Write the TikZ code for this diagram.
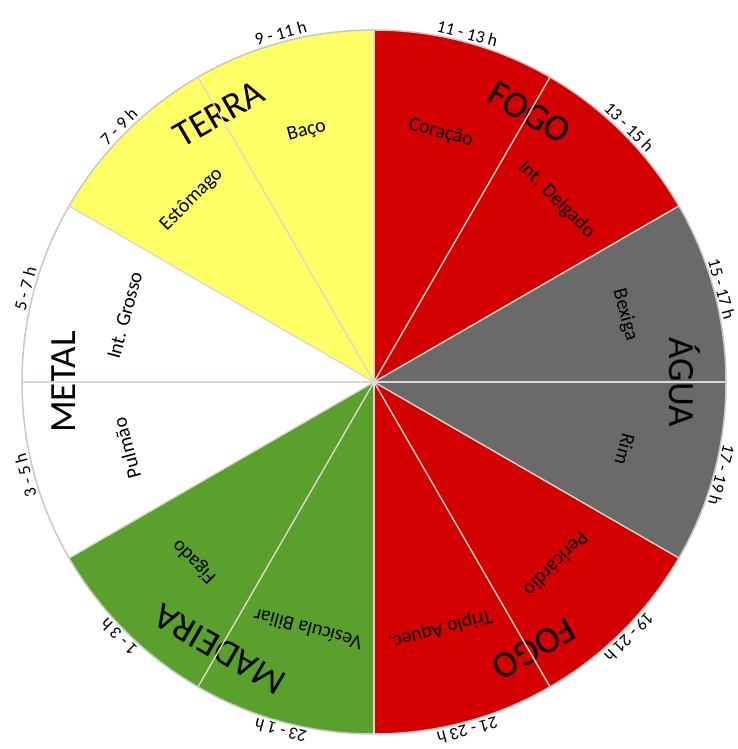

^^^^

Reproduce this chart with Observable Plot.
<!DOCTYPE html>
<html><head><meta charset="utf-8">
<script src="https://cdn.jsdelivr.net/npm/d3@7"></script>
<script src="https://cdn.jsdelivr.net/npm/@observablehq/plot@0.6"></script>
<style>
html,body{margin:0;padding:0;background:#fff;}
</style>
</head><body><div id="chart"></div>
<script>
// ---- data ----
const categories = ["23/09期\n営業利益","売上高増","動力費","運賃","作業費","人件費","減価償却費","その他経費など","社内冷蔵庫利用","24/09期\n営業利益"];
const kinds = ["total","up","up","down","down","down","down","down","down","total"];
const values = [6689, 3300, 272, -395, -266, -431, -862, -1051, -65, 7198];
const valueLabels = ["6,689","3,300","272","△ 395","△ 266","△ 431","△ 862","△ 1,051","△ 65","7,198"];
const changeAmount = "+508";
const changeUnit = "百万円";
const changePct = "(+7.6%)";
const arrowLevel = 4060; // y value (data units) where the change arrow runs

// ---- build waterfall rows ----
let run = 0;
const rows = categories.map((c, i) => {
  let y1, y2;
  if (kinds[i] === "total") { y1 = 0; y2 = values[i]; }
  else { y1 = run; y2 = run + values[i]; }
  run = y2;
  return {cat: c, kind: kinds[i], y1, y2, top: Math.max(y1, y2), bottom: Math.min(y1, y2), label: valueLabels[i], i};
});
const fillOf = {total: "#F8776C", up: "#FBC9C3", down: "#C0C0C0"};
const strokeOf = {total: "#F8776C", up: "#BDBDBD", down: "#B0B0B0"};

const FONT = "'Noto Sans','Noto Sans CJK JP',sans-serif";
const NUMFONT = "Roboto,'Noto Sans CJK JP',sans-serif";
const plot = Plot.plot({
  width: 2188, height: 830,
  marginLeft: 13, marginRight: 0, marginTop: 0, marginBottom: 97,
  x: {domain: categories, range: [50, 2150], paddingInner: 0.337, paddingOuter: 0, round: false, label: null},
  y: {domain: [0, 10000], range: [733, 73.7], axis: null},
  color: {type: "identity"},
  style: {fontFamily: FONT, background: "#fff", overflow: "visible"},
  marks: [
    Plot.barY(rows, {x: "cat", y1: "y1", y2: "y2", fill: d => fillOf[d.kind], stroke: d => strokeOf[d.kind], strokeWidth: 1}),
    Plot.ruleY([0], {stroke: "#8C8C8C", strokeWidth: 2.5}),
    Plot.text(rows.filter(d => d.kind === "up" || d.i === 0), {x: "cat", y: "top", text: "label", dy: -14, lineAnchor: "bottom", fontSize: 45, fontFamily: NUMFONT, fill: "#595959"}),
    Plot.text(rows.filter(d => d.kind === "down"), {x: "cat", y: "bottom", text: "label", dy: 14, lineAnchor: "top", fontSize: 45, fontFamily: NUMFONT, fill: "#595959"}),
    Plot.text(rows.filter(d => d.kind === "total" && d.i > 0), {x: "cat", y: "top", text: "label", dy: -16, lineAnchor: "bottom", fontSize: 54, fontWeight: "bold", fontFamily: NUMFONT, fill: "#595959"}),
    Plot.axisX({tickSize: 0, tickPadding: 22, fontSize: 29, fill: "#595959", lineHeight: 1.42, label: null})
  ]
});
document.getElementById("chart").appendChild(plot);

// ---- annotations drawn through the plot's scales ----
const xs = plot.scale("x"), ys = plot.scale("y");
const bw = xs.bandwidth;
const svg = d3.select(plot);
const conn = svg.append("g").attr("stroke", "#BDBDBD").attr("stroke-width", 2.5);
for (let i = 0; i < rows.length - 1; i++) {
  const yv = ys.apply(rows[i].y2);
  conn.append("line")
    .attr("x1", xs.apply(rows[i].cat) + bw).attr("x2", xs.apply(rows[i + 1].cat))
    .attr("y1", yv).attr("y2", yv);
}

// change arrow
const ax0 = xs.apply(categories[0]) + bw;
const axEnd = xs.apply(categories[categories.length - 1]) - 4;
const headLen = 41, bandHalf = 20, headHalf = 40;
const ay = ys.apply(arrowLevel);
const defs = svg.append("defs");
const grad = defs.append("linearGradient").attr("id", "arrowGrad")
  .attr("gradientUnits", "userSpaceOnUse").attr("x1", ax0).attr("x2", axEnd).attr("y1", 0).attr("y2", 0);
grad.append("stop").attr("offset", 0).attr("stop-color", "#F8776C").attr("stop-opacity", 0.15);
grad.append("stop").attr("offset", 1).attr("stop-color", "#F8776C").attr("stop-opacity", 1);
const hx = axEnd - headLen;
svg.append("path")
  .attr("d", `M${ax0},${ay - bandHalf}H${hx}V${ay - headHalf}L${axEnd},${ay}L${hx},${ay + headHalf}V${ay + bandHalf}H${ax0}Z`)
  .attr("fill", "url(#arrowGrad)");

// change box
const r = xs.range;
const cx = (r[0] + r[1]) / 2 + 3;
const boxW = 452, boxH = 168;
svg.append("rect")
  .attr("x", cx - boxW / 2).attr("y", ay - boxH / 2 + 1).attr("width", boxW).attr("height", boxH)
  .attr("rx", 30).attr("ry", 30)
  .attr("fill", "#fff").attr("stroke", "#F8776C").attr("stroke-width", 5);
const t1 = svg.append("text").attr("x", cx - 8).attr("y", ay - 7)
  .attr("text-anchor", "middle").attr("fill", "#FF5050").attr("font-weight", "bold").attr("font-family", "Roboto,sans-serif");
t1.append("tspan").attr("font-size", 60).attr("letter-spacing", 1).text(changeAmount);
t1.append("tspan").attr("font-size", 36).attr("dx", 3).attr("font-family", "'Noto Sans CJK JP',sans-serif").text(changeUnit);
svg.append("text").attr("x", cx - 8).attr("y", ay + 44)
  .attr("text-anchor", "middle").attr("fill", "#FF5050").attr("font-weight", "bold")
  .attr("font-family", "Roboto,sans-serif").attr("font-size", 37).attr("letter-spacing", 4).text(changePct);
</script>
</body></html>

^^^^

→ Your task
How many of the lines above hold "this"? Answer with only the number.

→ In response
2